In the last analysis lynch-law in this country is without any justification whatsoever. In a government founded on the idea that ultimate power and authority shall rest with the people, and in which sufficient facility has been given to the expression of the collective will of the people so that the acts of the government, the formulation of the law, and the administration of justice, ought adequately to represent this collective will, there is no tenable ground on which to vindicate the practice of punishing criminals other than by the regularly constituted courts and the officers of the law. But if circumstances and conditions be taken into consideration and the history of the practice carefully noted, it is possible to see how justification has come about through the different points of view that have been taken.
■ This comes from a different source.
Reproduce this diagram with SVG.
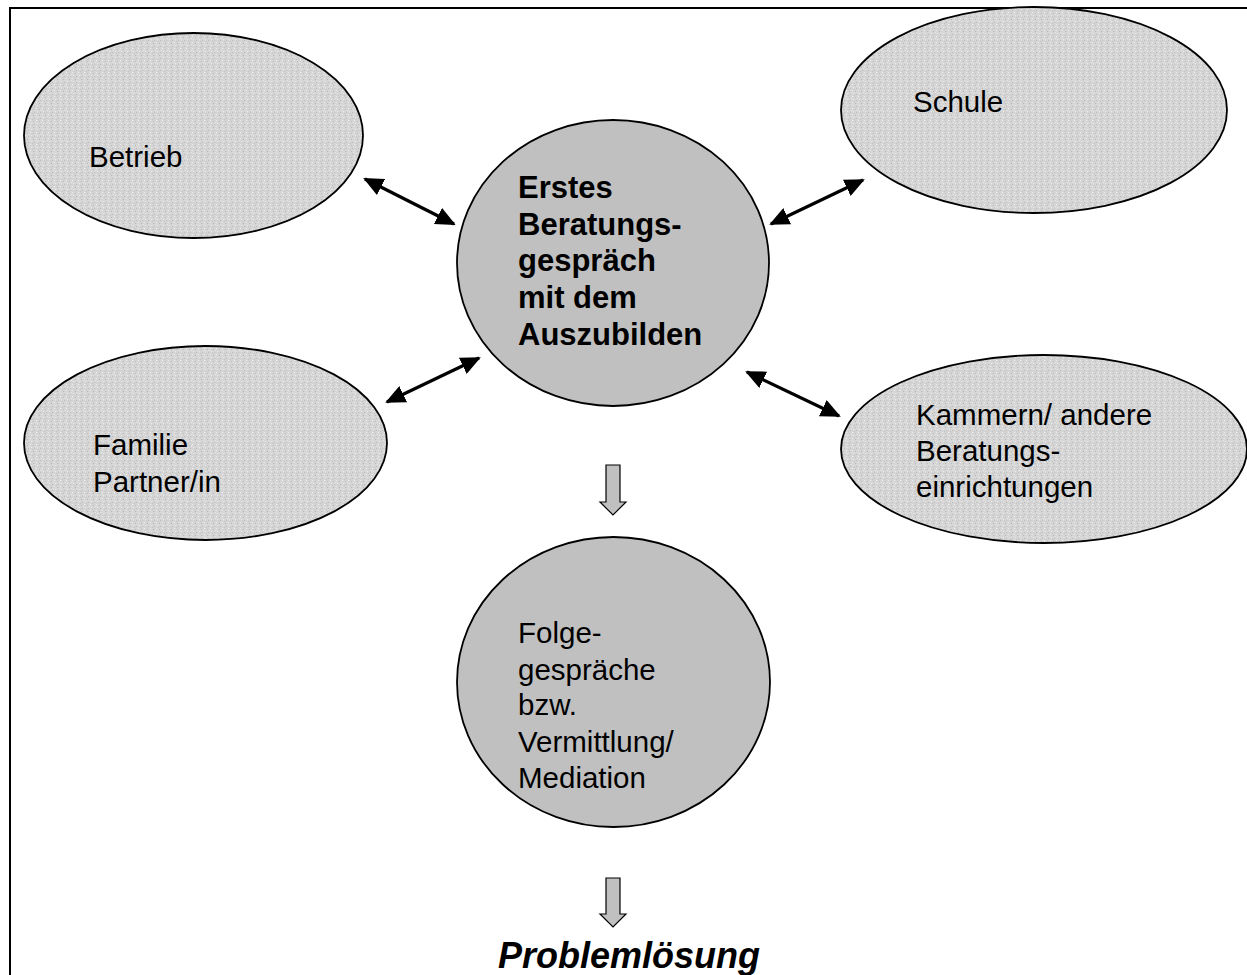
<svg xmlns="http://www.w3.org/2000/svg" width="1247" height="975" viewBox="0 0 1247 975">
<style>
.frame{fill:none;stroke:#000;stroke-width:2}
.outer{fill:url(#stipple);stroke:#000;stroke-width:1.8}
.inner{fill:#c0c0c0;stroke:#000;stroke-width:1.8}
.t{font-family:"Liberation Sans",Arial,sans-serif;font-size:29.5px;fill:#000}
.tb{font-family:"Liberation Sans",Arial,sans-serif;font-size:31px;font-weight:bold;fill:#000}
.ti{font-family:"Liberation Sans",Arial,sans-serif;font-size:36px;font-weight:bold;font-style:italic;fill:#000}
.conn{stroke:#000;stroke-width:3.2;fill:none;marker-start:url(#ah);marker-end:url(#ah)}
.block{fill:#c0c0c0;stroke:#000;stroke-width:1.2}
</style>
<defs>
<pattern id="stipple" width="6" height="6" patternUnits="userSpaceOnUse">
<rect width="6" height="6" fill="#d5d5d5"/>
<rect x="0" y="0" width="1" height="1" fill="#eeeeee"/>
<rect x="3" y="1" width="1" height="1" fill="#b8b8b8"/>
<rect x="1" y="3" width="1" height="1" fill="#eaeaea"/>
<rect x="4" y="4" width="1" height="1" fill="#bcbcbc"/>
<rect x="5" y="2" width="1" height="1" fill="#e6e6e6"/>
<rect x="2" y="5" width="1" height="1" fill="#c2c2c2"/>
</pattern>
<marker id="ah" viewBox="0 0 10 10" refX="9" refY="5" markerWidth="20" markerHeight="18" markerUnits="userSpaceOnUse" orient="auto-start-reverse" preserveAspectRatio="none">
<path d="M0,0 L10,5 L0,10 z" fill="#000"/>
</marker>
</defs>
<rect class="frame" x="10" y="8" width="1260" height="1000"/>
<g id="connectors">
<line class="conn" x1="365" y1="179" x2="454" y2="224"/>
<line class="conn" x1="387" y1="402" x2="479" y2="358"/>
<line class="conn" x1="771" y1="224" x2="863" y2="180"/>
<line class="conn" x1="747" y1="372" x2="839" y2="416"/>
<path class="block" d="M606,465 L620,465 L620,502 L626,502 L613,515 L600,502 L606,502 Z"/>
<path class="block" d="M606,878 L620,878 L620,914 L626,914 L613,927 L600,914 L606,914 Z"/>
</g>
<g id="betrieb">
<ellipse class="outer" cx="193.5" cy="135.5" rx="169.5" ry="102.5"/>
<text class="t" x="89" y="167">Betrieb</text>
</g>
<g id="schule">
<ellipse class="outer" cx="1034" cy="110" rx="193" ry="103"/>
<text class="t" x="913" y="112">Schule</text>
</g>
<g id="familie">
<ellipse class="outer" cx="205.5" cy="443" rx="181.5" ry="97"/>
<text class="t" x="93" y="455">Familie</text>
<text class="t" x="93" y="492">Partner/in</text>
</g>
<g id="kammern">
<ellipse class="outer" cx="1044" cy="449" rx="203" ry="94"/>
<text class="t" x="916" y="425">Kammern/ andere</text>
<text class="t" x="916" y="461">Beratungs-</text>
<text class="t" x="916" y="497">einrichtungen</text>
</g>
<g id="erstes">
<ellipse class="inner" cx="613" cy="263" rx="156" ry="143"/>
<text class="tb" x="518" y="198">Erstes</text>
<text class="tb" x="518" y="235">Beratungs-</text>
<text class="tb" x="518" y="271">gespräch</text>
<text class="tb" x="518" y="308">mit dem</text>
<text class="tb" x="518" y="345">Auszubilden</text>
</g>
<g id="folge">
<ellipse class="inner" cx="613.5" cy="682" rx="156.5" ry="145"/>
<text class="t" x="518" y="643">Folge-</text>
<text class="t" x="518" y="680">gespräche</text>
<text class="t" x="518" y="715">bzw.</text>
<text class="t" x="518" y="752">Vermittlung/</text>
<text class="t" x="518" y="788">Mediation</text>
</g>
<g id="problemloesung">
<text class="ti" x="498" y="968">Problemlösung</text>
</g>
</svg>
From the standpoint of the frontiersmen and pioneers summary procedure in certain cases was wholly justifiable. From the standpoint of the Southerners during the period of Reconstruction summary procedure was likewise wholly justifiable. To men living in a community where a particularly brutal and barbarous crime is committed upon a white person by a negro, the prompt lynching of the negro, even with some torture and cruelty, seems entirely defensible. Thus, while we cannot justify the practice of lynching on any ground whatever, yet the fact remains that it has been repeatedly justified in one way or another.